"Awake" Pilot Review: My Kingdom For A Kiss Upon Her Shoulder

By TK | TV | February 22, 2012 | Comments ()

By TK | TV | February 22, 2012 |

The pilot episode was a strong one, if a bit somber and sad (not to mention mostly humorless) for prime time television. The duality of Britten's existence is a painful one to contemplate, a bittersweet examination of loss, and a peculiar yet intriguing family dynamic. What keeps it interesting and from getting too mawkish or maudlin is the procedural aspect of it, which is heightened by the fact that details from these disparate universes begin to puzzlingly bleed into one another.

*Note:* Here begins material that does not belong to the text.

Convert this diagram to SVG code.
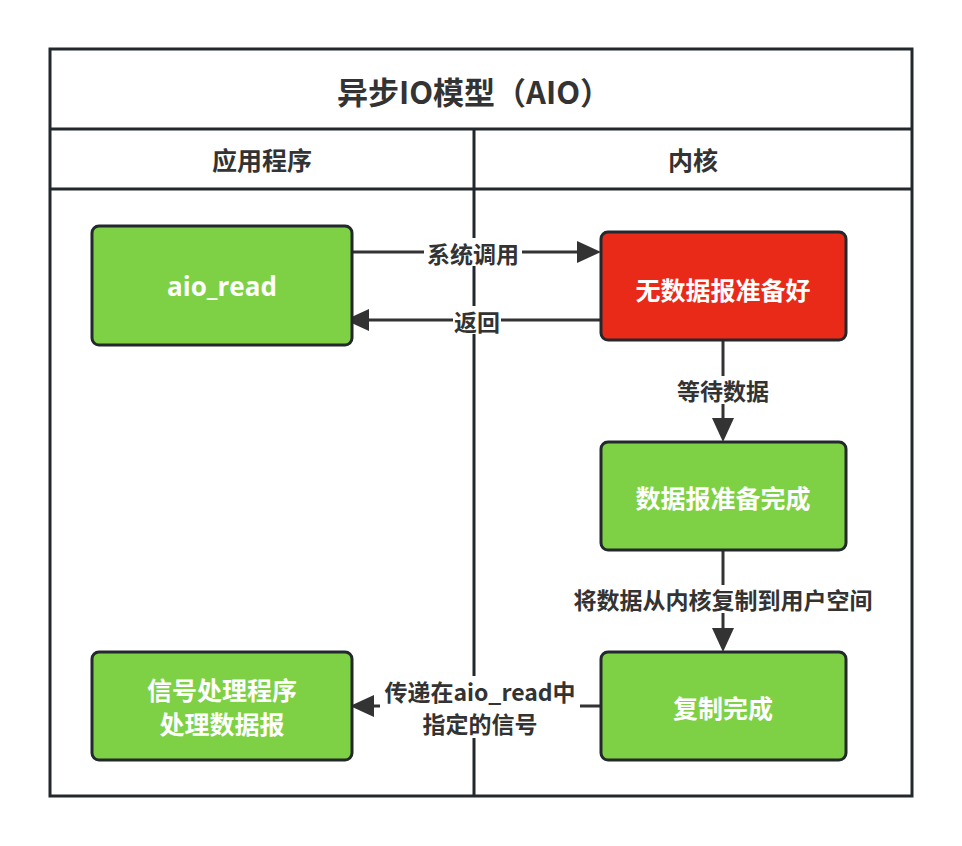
<svg xmlns="http://www.w3.org/2000/svg" width="962" height="846" viewBox="0 0 962 846">
<defs>
<style>
text{font-family:"Noto Sans CJK SC","Liberation Sans",sans-serif;font-weight:bold;text-anchor:middle;dominant-baseline:central}
.frame{fill:none;stroke:#23282c;stroke-width:3}
.box{stroke:#23282c;stroke-width:3}
.green{fill:#7ed144}
.red{fill:#ea2a19}
.nt{fill:#fff;font-size:25px}
.hd{fill:#333;font-size:25px}
.edge{stroke:#333;stroke-width:3;fill:none}
.lbl{fill:#333;font-size:23px}
.lblbg{fill:#fff}
</style>
</defs>
<rect width="962" height="846" fill="#fff"/>
<g id="pool">
<rect class="frame" x="50" y="49" width="862" height="747"/>
<line class="frame" x1="50" y1="129" x2="912" y2="129"/>
<line class="frame" x1="50" y1="189" x2="912" y2="189"/>
<line class="frame" x1="474" y1="129" x2="474" y2="796"/>
<text x="474" y="90" style="font-size:31px;fill:#333">异步IO模型（AIO）</text>
<text class="hd" x="262" y="159">应用程序</text>
<text class="hd" x="693" y="159">内核</text>
</g>
<g id="connectors">
<line class="edge" x1="352" y1="252" x2="583" y2="252"/>
<polygon points="601,252 577,241 577,263" fill="#333"/>
<rect class="lblbg" x="424" y="238" width="98" height="28"/>
<text class="lbl" x="473" y="253">系统调用</text>
<line class="edge" x1="601" y1="320" x2="365" y2="320"/>
<polygon points="345,320 369,309 369,331" fill="#333"/>
<rect class="lblbg" x="453" y="306" width="48" height="28"/>
<text class="lbl" x="477" y="321">返回</text>
<line class="edge" x1="723" y1="340" x2="723" y2="422"/>
<polygon points="723,442 712,418 734,418" fill="#333"/>
<rect class="lblbg" x="675" y="376" width="96" height="28"/>
<text class="lbl" x="723" y="390">等待数据</text>
<line class="edge" x1="723" y1="550" x2="723" y2="632"/>
<polygon points="723,652 712,628 734,628" fill="#333"/>
<rect class="lblbg" x="570" y="585" width="306" height="28"/>
<text class="lbl" x="723" y="599">将数据从内核复制到用户空间</text>
<line class="edge" x1="601" y1="706" x2="370" y2="706"/>
<polygon points="350,706 374,695 374,717" fill="#333"/>
<rect class="lblbg" x="380" y="676" width="200" height="62"/>
<text class="lbl" x="480" y="691">传递在aio_read中</text>
<text class="lbl" x="480" y="723">指定的信号</text>
</g>
<g id="aio_read">
<rect class="box green" x="92" y="226" width="260" height="119" rx="7"/>
<text class="nt" x="222" y="286" style="font-family:'Open Sans','Noto Sans',sans-serif;font-size:26px">aio_read</text>
</g>
<g id="no_data">
<rect class="box red" x="601" y="232" width="245" height="108" rx="7"/>
<text class="nt" x="723" y="289">无数据报准备好</text>
</g>
<g id="data_ready">
<rect class="box green" x="601" y="442" width="245" height="108" rx="7"/>
<text class="nt" x="723" y="497">数据报准备完成</text>
</g>
<g id="copy_done">
<rect class="box green" x="601" y="652" width="245" height="108" rx="7"/>
<text class="nt" x="723" y="707">复制完成</text>
</g>
<g id="handler">
<rect class="box green" x="92" y="652" width="260" height="108" rx="7"/>
<text class="nt" x="222" y="689">信号处理程序</text>
<text class="nt" x="222" y="723">处理数据报</text>
</g>
</svg>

This has mixed results, though -- at times it's a nifty plot device, but at other times it seems like a clumsy contrivance as Britten comes to wild conclusions that, to his peers (and unfortunately in some cases to the viewer as well), can't possibly be drawn logically, yet seem to pay off regardless.

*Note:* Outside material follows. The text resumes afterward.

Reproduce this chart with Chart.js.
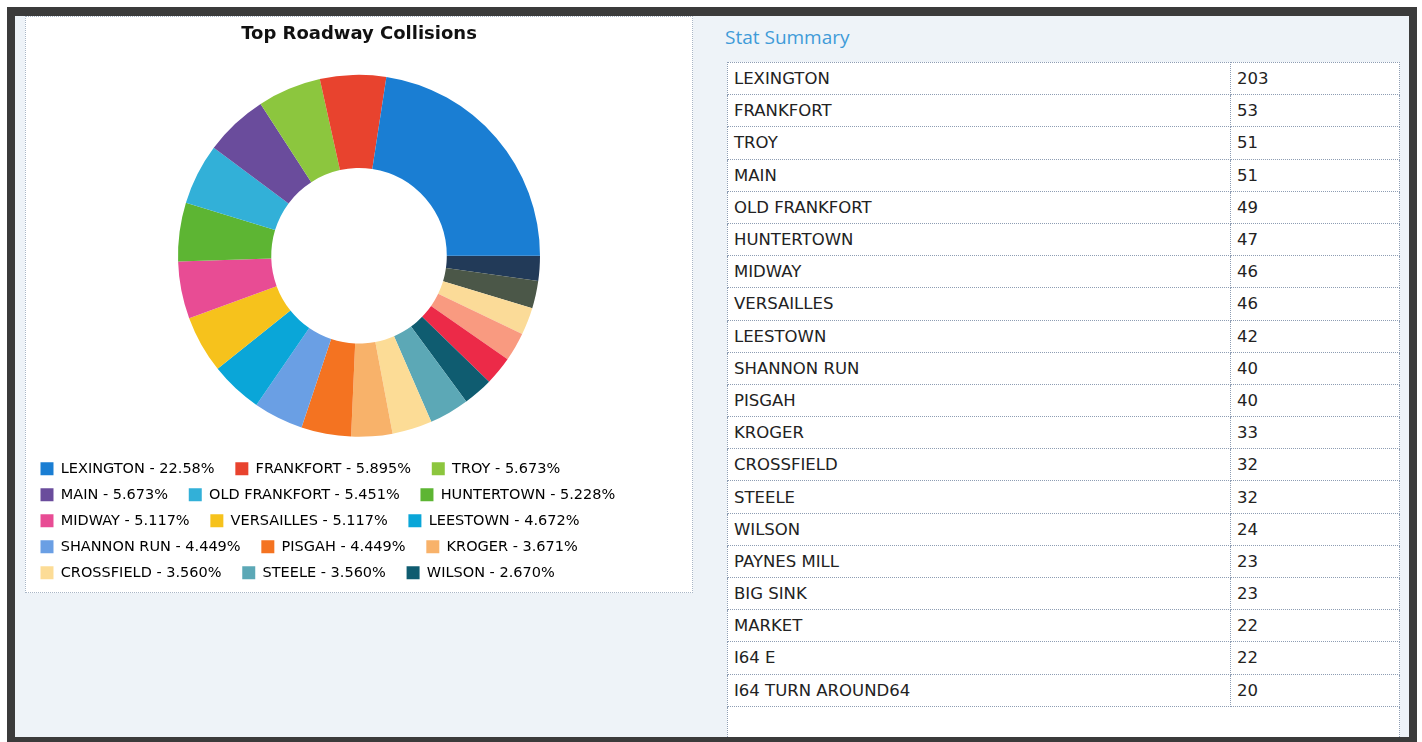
<!DOCTYPE html>
<html>
<head>
<meta charset="utf-8">
<script src="https://cdn.jsdelivr.net/npm/chart.js@4"></script>
<style>
  body { margin: 0; width: 1422px; height: 742px; background: #fff; overflow: hidden; position: relative; font-family: "DejaVu Sans", sans-serif; }
  #frame { position: absolute; left: 7px; top: 7px; width: 1394px; height: 721px; background: #eef3f8;
           border-style: solid; border-color: #3b3b3b; border-width: 9px 8px 6px 8px; }
  #chartBox { position: absolute; left: 25px; top: 16px; width: 666px; height: 575px; background: #fff; border: 1px dotted #a9b6c6; }
  #chartWrap { position: absolute; left: 0; top: 0; width: 666px; height: 575px; }
  #statTitle { position: absolute; left: 725px; top: 24px; font-family: "Open Sans", sans-serif; font-size: 19px; color: #3f9bd8; }
  #stats { position: absolute; left: 727px; top: 62px; width: 673px; border-collapse: collapse; background: #fff; }
  #stats td { border: 1px dotted #8e9db3; height: 31.2px; padding: 0 6px; font-size: 16.5px; color: #222; }
  #stats td.v { width: 156px; }
  #stats tr.empty td { height: 30px; border-bottom: none; }
</style>
</head>
<body>
<div id="frame"></div>
<div id="chartBox"><div id="chartWrap"><canvas id="collisionsChart"></canvas></div></div>
<div id="statTitle">Stat Summary</div>
<table id="stats"><tbody id="statsBody"></tbody></table>
<script>
  // Road names and collision counts
  const roads = ['LEXINGTON', 'FRANKFORT', 'TROY', 'MAIN', 'OLD FRANKFORT', 'HUNTERTOWN', 'MIDWAY',
    'VERSAILLES', 'LEESTOWN', 'SHANNON RUN', 'PISGAH', 'KROGER', 'CROSSFIELD', 'STEELE', 'WILSON',
    'PAYNES MILL', 'BIG SINK', 'MARKET', 'I64 E', 'I64 TURN AROUND64'];
  const collisions = [203, 53, 51, 51, 49, 47, 46, 46, 42, 40, 40, 33, 32, 32, 24, 23, 23, 22, 22, 20];
  const colors = ['#1a7ed3', '#e8432e', '#8cc63e', '#6a4c9c', '#32b0d8', '#5db533', '#e84c94',
    '#f6c21c', '#0aa6d8', '#6a9fe4', '#f47321', '#f8b26a', '#fcdc96', '#5ca8b6', '#0f5c70',
    '#ec2a48', '#f99a80', '#fbdb98', '#4b5748', '#223a58'];
  const legendCount = 15;

  const total = collisions.reduce((a, b) => a + b, 0);
  const pct = v => (v / total * 100).toPrecision(4) + '%';

  // stat table
  const body = document.getElementById('statsBody');
  roads.forEach((r, i) => {
    const tr = document.createElement('tr');
    tr.innerHTML = '<td>' + r + '</td><td class="v">' + collisions[i] + '</td>';
    body.appendChild(tr);
  });
  const emptyRow = document.createElement('tr');
  emptyRow.className = 'empty';
  emptyRow.innerHTML = '<td colspan="2"></td>';
  body.appendChild(emptyRow);

  // slices run counter-clockwise from 3 o'clock, so feed them reversed
  const n = roads.length;
  const revLabels = roads.slice().reverse();
  const revData = collisions.slice().reverse();
  const revColors = colors.slice().reverse();

  new Chart(document.getElementById('collisionsChart'), {
    type: 'doughnut',
    data: {
      labels: revLabels,
      datasets: [{
        data: revData,
        backgroundColor: revColors,
        borderWidth: 0
      }]
    },
    options: {
      responsive: true,
      maintainAspectRatio: false,
      animation: false,
      rotation: 90,
      cutout: '48.5%',
      radius: '93.2%',
      layout: { padding: { left: 3, right: 3, top: 0, bottom: 2 } },
      plugins: {
        title: {
          display: true,
          text: 'Top Roadway Collisions',
          color: '#111',
          font: { family: 'DejaVu Sans', size: 18, weight: 'bold' },
          padding: { top: 7, bottom: 16 }
        },
        tooltip: { enabled: false },
        legend: {
          position: 'bottom',
          align: 'start',
          labels: {
            font: { family: 'DejaVu Sans', size: 14.5 },
            color: '#222',
            boxWidth: 13,
            boxHeight: 13,
            padding: 11.5,
            generateLabels: () => roads.slice(0, legendCount).map((r, i) => ({
              text: r + ' - ' + pct(collisions[i]) + '  ',
              fillStyle: colors[i],
              strokeStyle: colors[i],
              lineWidth: 0,
              hidden: false,
              index: n - 1 - i
            }))
          }
        }
      }
    }
  });
</script>
</body>
</html>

The show is certainly bolstered by some solid performances, most notably Isaacs as the tormented yet strangely happy Britten. Yet equally critical are the strong showings by B.D. Wong and Cherry Jones, veteran actors in their own right who hold their own well as the caring yet concerned (not to mention incredibly skeptical) therapists.

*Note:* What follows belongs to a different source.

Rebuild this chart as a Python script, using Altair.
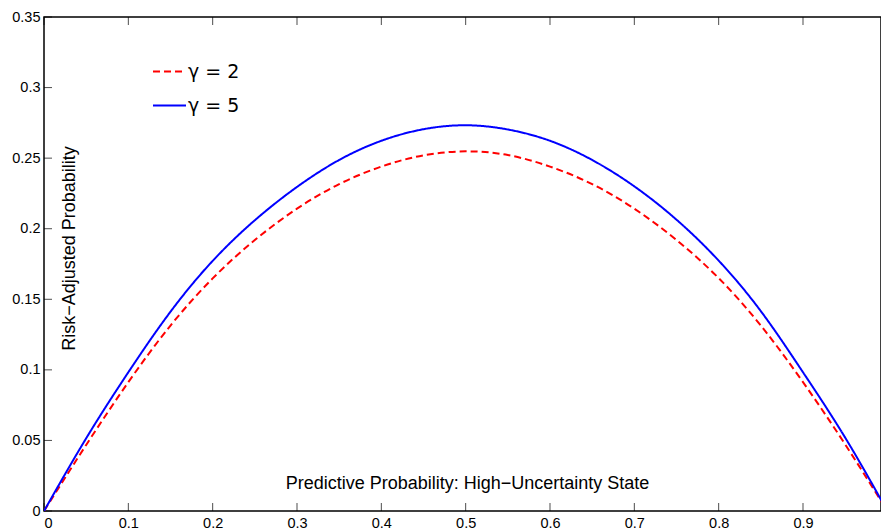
import altair as alt
import pandas as pd

# ---- data ----
p_values = [0.0, 0.05, 0.10, 0.15, 0.20, 0.25, 0.30, 0.35, 0.40, 0.45, 0.50,
            0.55, 0.60, 0.65, 0.70, 0.75, 0.80, 0.85, 0.90, 0.95, 1.0]
gamma2_values = [0.0, 0.0468, 0.0913, 0.1314, 0.1648, 0.1920, 0.2142, 0.2316, 0.2440, 0.2520, 0.2548,
                 0.2522, 0.2440, 0.2316, 0.2142, 0.1920, 0.1650, 0.1314, 0.0913, 0.0472, 0.0]
gamma5_values = [0.0, 0.0515, 0.0983, 0.1412, 0.1772, 0.2060, 0.2296, 0.2487, 0.2623, 0.2705, 0.2733,
                 0.2703, 0.2623, 0.2487, 0.2300, 0.2064, 0.1774, 0.1416, 0.0983, 0.0520, 0.0]
series_labels = ["γ = 2", "γ = 5"]
x_ticks = [0, 0.1, 0.2, 0.3, 0.4, 0.5, 0.6, 0.7, 0.8, 0.9]
y_ticks = [0, 0.05, 0.1, 0.15, 0.2, 0.25, 0.3, 0.35]

rows = []
for p, v in zip(p_values, gamma2_values):
    rows.append({"p": p, "v": v, "series": series_labels[0]})
for p, v in zip(p_values, gamma5_values):
    rows.append({"p": p, "v": v, "series": series_labels[1]})
df = pd.DataFrame(rows)
xt = pd.DataFrame({"p": x_ticks})
yt = pd.DataFrame({"v": y_ticks})

W, H = 837, 494
FONT = "Liberation Sans"

x_scale = alt.Scale(domain=[0, 0.9925], nice=False, zero=False)
y_scale = alt.Scale(domain=[0, 0.35], nice=False)

x_enc = alt.X("p:Q", scale=x_scale,
              axis=alt.Axis(values=x_ticks, format="~g", ticks=False, domain=False, grid=False,
                            labelPadding=5, labelBaseline="top",
                            title="Predictive Probability: High−Uncertainty State",
                            titleFontSize=18, titleFont=FONT, titleFontWeight="normal",
                            titleX=423, titleY=-23, titleAlign="center",
                            titleBaseline="alphabetic", titleAnchor="start"))
y_enc = alt.Y("v:Q", scale=y_scale,
              axis=alt.Axis(values=y_ticks, format="~g", ticks=False, domain=False, grid=False,
                            labelPadding=4,
                            title="Risk−Adjusted Probability",
                            titleFontSize=18, titleFont=FONT, titleFontWeight="normal",
                            titleX=30, titleY=231, titleAngle=270, titleAlign="center",
                            titleBaseline="alphabetic", titleAnchor="start"))

legend = alt.Legend(orient="none", legendX=108, legendY=37, title=None,
                    symbolType="stroke", symbolSize=1089, symbolStrokeWidth=2,
                    labelFontSize=19, labelFont="DejaVu Sans", labelColor="black",
                    labelOffset=1, rowPadding=6, padding=0)

lines = alt.Chart(df).mark_line(strokeWidth=2, interpolate="natural", clip=True).encode(
    x=x_enc,
    y=y_enc,
    color=alt.Color("series:N", scale=alt.Scale(domain=series_labels, range=["#ff0000", "#0000ff"]),
                    legend=legend),
    strokeDash=alt.StrokeDash("series:N", scale=alt.Scale(domain=series_labels, range=[[7, 4], [1, 0]]),
                              legend=legend),
)

bottom_ticks = alt.Chart(xt).mark_tick(orient="vertical", size=8, thickness=1, color="black").encode(
    x=x_enc, y=alt.value(H - 4))
top_ticks = alt.Chart(xt).mark_tick(orient="vertical", size=8, thickness=1, color="black").encode(
    x=x_enc, y=alt.value(4))
left_ticks = alt.Chart(yt).mark_tick(orient="horizontal", size=8, thickness=1, color="black").encode(
    y=y_enc, x=alt.value(4))

chart = alt.layer(bottom_ticks, top_ticks, left_ticks, lines).properties(
    width=W, height=H,
    autosize=alt.AutoSizeParams(type="none"),
    padding={"left": 44, "top": 17, "right": 0, "bottom": 21},
    background="white",
).configure_view(
    stroke="black", strokeWidth=1.5
).configure_axis(
    labelFont=FONT, labelFontSize=14.5, labelColor="black",
    titleFont=FONT, titleFontSize=18, titleFontWeight="normal", titleColor="black",
)

chart.save("out.html", embed_options={"renderer": "svg", "actions": False})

Unquestionably, "Awake" would make for a fascinating movie, but whether it can sustain itself as a TV show remains to be seen. It'll be interesting to see how the showrunners develop the story -- part of me wants them to avoid any semblance of resolution, and simply have Britten wander through this baffling duality and either come to grips with it, or be torn apart by it. But that seems the unlikely scenario -- at some point it's going to need to begin to answer the question of why it's happening, and that may ultimately be its undoing. Similarly, it's already rife with some weird plot holes and inconsistencies that mar an otherwise enjoyable viewing experience. Just as people were unsatisfied with the answers given to them in shows like "Lost," it appears that it may be difficult to satisfactorily resolve the human mystery that is "Awake."